Alors comment prévoir l’arrivée d’une crise ? Selon cette étude, la croissance du crédit est un indicateur qui possède une excellente valeur prédictive. Cela s’explique par le fait qu’une croissance soudaine du volume de crédits a généralement lieu au prix d’une augmentation des créances douteuses. Si un boom soudain se produit, c’est probablement que nous sommes en présence d’une bulle, ou que les banques ont abaissé leurs critères d’octroi de prêts (comme par exemple durant la crise des subprime).

Quand la bulle explose, les crédits responsables de la bulle ne peuvent pas être remboursés. La banque se trouve en défaut lorsque les déposants souhaitent récupérer leur argent alors que certains emprunteurs ont dépensé cet argent et son à présent incapables de le rembourser. Comme l’étude le démontre, c’est « l’augmentation des créances à l’actif du bilan » qu’il faut surveiller pour prédire une crise bancaire. Et c’est la mauvaise qualité des créances qui représente l’élément déclencheur de la crise. Cependant, si les banques sont correctement capitalisées, alors elles pourront reprendre leurs opérations frauduleuses rapidement après la crise :

« Néanmoins, un niveau de fonds propres important représente un avantage en termes de stabilité macroéconomique : la reprise économique après une crise financière est beaucoup plus rapide lorsque les banques possèdent un niveau plus élevé de fonds propres ».

Les ratios de fonds propres ne sont donc pas complètement inutiles finalement…du moins si vous voulez voir se répéter encore une fois la même escroquerie.
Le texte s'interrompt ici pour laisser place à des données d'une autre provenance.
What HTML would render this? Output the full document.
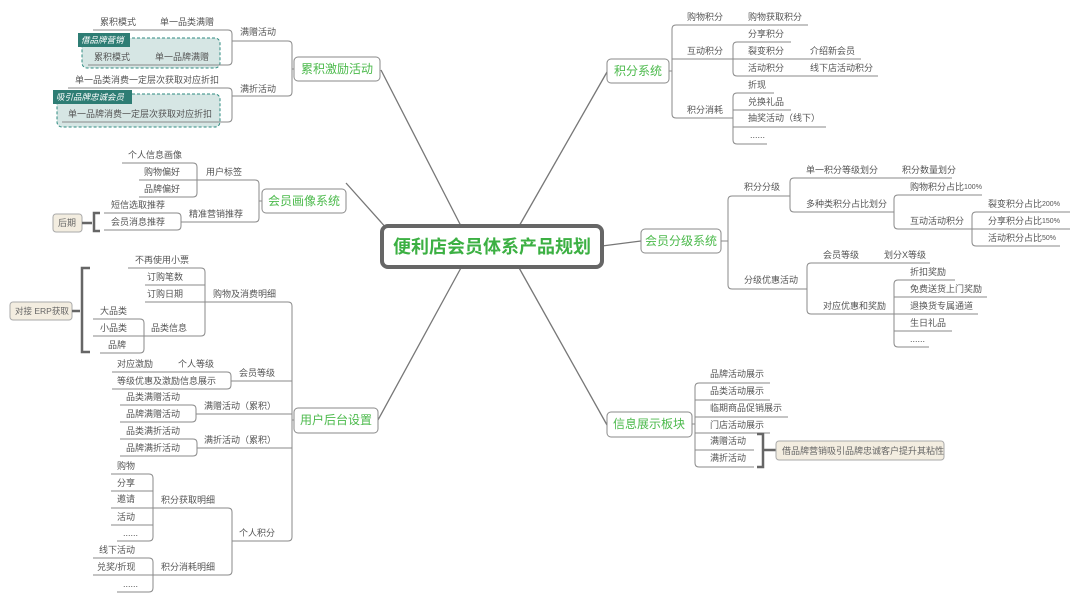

Le cas alarmant de l’Europe

Supposons que cette l’analyse de cette étude soit correcte. Dans quelle situation se trouve l’Europe ? La croissance du crédit est revenue au même niveau qu’au moment de la précédente crise européenne de la dette. Le président de l’Autorité bancaire européenne [EBA, European Banking Authority, NDLR] s’inquiète tellement du niveau des créances douteuses en Europe qu’il souhaite que les gouvernements se lancent dans un programme de rachat de ces créances à hauteur d’environ 1 000 Mds€. L’idée est de restaurer la confiance dans le système bancaire. Si les banques ont la possibilité d’obtenir des liquidités en échange de leurs crédits douteux, au moins le problème sera confiné.

5,4% de créances douteuses dont un tiers en Italie

Dans le cas contraire, le président de l’EBA pense que l’Europe risque de connaitre une décennie perdue, comme le Japon dans les années 1990. Les Japonais sont connus pour refuser d’admettre l’existence de créances douteuses. Ils se contentent simplement de continuer à travailler d’arrache-pied comme si tout allait bien. Le problème est que les créances douteuses représentent en Europe 5,4% du volume total de crédits. C’est trois fois le niveau du Japon et autant qu’aux Etats-Unis. L’Italie concentre à elle seule le tiers de ces créances douteuses. Mais pas de panique, les banques italiennes sont particulièrement bien capitalisées… Attenez une minute… ne vient-on pas de voir que les fonds propres ne permettent pas d’éviter une crise ? C’est une question de qualité des créances et de sources de financement des banques. Les banques italiennes, de même que les banques espagnoles et brésiliennes, sont connues pour être fortement dépendantes des dépôts. Et comme je l’ai mentionné plus tôt, les banques italiennes ont un problème de créances douteuses, connues sous le nom de sofferenze, que l’on peut traduire par souffrance, malheur, et douleur.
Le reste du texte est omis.